Nell’arco del decennio, immaginando per semplicità di ragionamento interessi costanti, lo stato avrà incassato 60 miliardi in meno ed emesso titoli per un controvalore uguale al costo totale cumulato di 1,44 miliardi. Tuttavia, nel frattempo avrà risparmiato il 2,4% di interesse su 50 miliardi per 10 anni, qualcosa come 12 miliardi in tutto, spendendone 10 per ricompensare i contribuenti e 1,44 per coprire gli ammanchi fiscali. In tutto, avrà risparmiato circa mezzo miliardo (12 – 10 – 1,44), ovvero l’1% della cifra incassata con la patrimoniale volontaria. Chiaramente, se questi fossero i numeri, verrebbe da pensare che il gioco non valga la candela. Tuttavia, le cose cambierebbero se ipotizzassimo una patrimoniale di ampio respiro, nell’ordine di centinaia di miliardi di euro. Questo, perché non solo i risparmi ottenuti a regime sarebbero maggiori, ma anche perché sul piano della percezione sui mercati, il debito pubblico italiano diverrebbe più sostenibile e meno oneroso. Infatti, gli interessi risparmiati inciderebbero positivamente subito sui conti pubblici, mentre gli oneri maturerebbero con gli anni, ma soprattutto vi sarebbe un abbattimento immediato del rapporto debito/pil, tale da indurre gli investitori a ridurre le pretese verso il Tesoro di Roma, chiedendo rendimenti extra inferiori rispetto a quelli “core” tedeschi e delle altre economie. Se la patrimoniale volontaria ammontasse, ad esempio, a un decimo della ricchezza finanziaria privata delle famiglie, il debito pubblico crollerebbe all’istante di oltre 400 miliardi, qualcosa come il 20-25% del pil.

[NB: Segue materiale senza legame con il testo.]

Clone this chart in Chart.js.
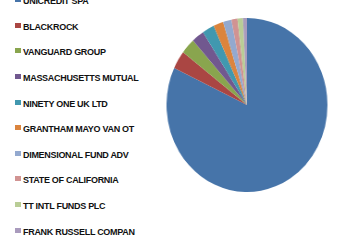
<!DOCTYPE html>
<html>
<head>
<meta charset="utf-8">
<script src="https://cdn.jsdelivr.net/npm/chart.js"></script>
<style>
  html, body { margin: 0; padding: 0; background: #fff; }
  body { width: 350px; height: 248px; position: relative; overflow: hidden; }
  #pieBox { position: absolute; left: 160px; top: 18px; width: 174px; height: 174px; transform: scaleX(0.925); transform-origin: 87px 87px; }
  #legend { position: absolute; left: 0; top: 0; }
  .item { position: absolute; left: 15px; height: 12px; white-space: nowrap;
    font: bold 9px "Liberation Sans", Arial, sans-serif; color: #111; line-height: 12px; letter-spacing: -0.3px; }
  .sw { position: absolute; left: 0; top: 3px; width: 6px; height: 5px; }
  .txt { position: absolute; left: 8px; top: 1px; }
</style>
</head>
<body>
<div id="legend"></div>
<div id="pieBox"><canvas id="pie"></canvas></div>
<script>
var holders = ["UNICREDIT SPA", "BLACKROCK", "VANGUARD GROUP", "MASSACHUSETTS MUTUAL", "NINETY ONE UK LTD",
  "GRANTHAM MAYO VAN OT", "DIMENSIONAL FUND ADV", "STATE OF CALIFORNIA", "TT INTL FUNDS PLC", "FRANK RUSSELL COMPAN"];
var shares = [81.9, 3.4, 2.9, 2.5, 2.4, 2.0, 1.7, 1.2, 1.1, 0.8];
var colors = ["#4674A9", "#AA4643", "#89A54E", "#71588F", "#4198AF", "#DB843D", "#93A9CF", "#D19392", "#B9CD96", "#A99BBD"];

(function () {
  var lg = document.getElementById("legend");
  var html = holders.map(function (name, i) {
    var top = 0.2 + i * 25.6 - 6;
    return '<div class="item" style="top:' + top + 'px"><span class="sw" style="background:' + colors[i] +
      '"></span><span class="txt">' + name + "</span></div>";
  }).join("");
  lg.innerHTML = html;

  new Chart(document.getElementById("pie"), {
    type: "pie",
    data: {
      labels: holders,
      datasets: [{ data: shares, backgroundColor: colors, borderWidth: 0 }]
    },
    options: {
      responsive: true,
      maintainAspectRatio: false,
      animation: false,
      plugins: { legend: { display: false }, tooltip: { enabled: false } }
    }
  });
})();
</script>
</body>
</html>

Affinché una siffatta patrimoniale volontaria funzioni, sarebbe necessario instaurare un rapporto di fiducia tra stato e contribuenti e che i secondi abbiano la ragionevole rassicurazione di tornare in possesso di tutto il valore del gettito anticipato al primo, maggiorato degli interessi garantiti. Per contro, quanti si libererebbero di liquidità per un lungo periodo, rischiando di rimanere a corto di denaro all’occorrenza? Probabile, quindi, che la patrimoniale volontaria riscuota successo perlopiù tra le fasce più abbienti della popolazione, anche se proprio questa risulterebbe già attiva sui mercati finanziari con portafogli di investimento.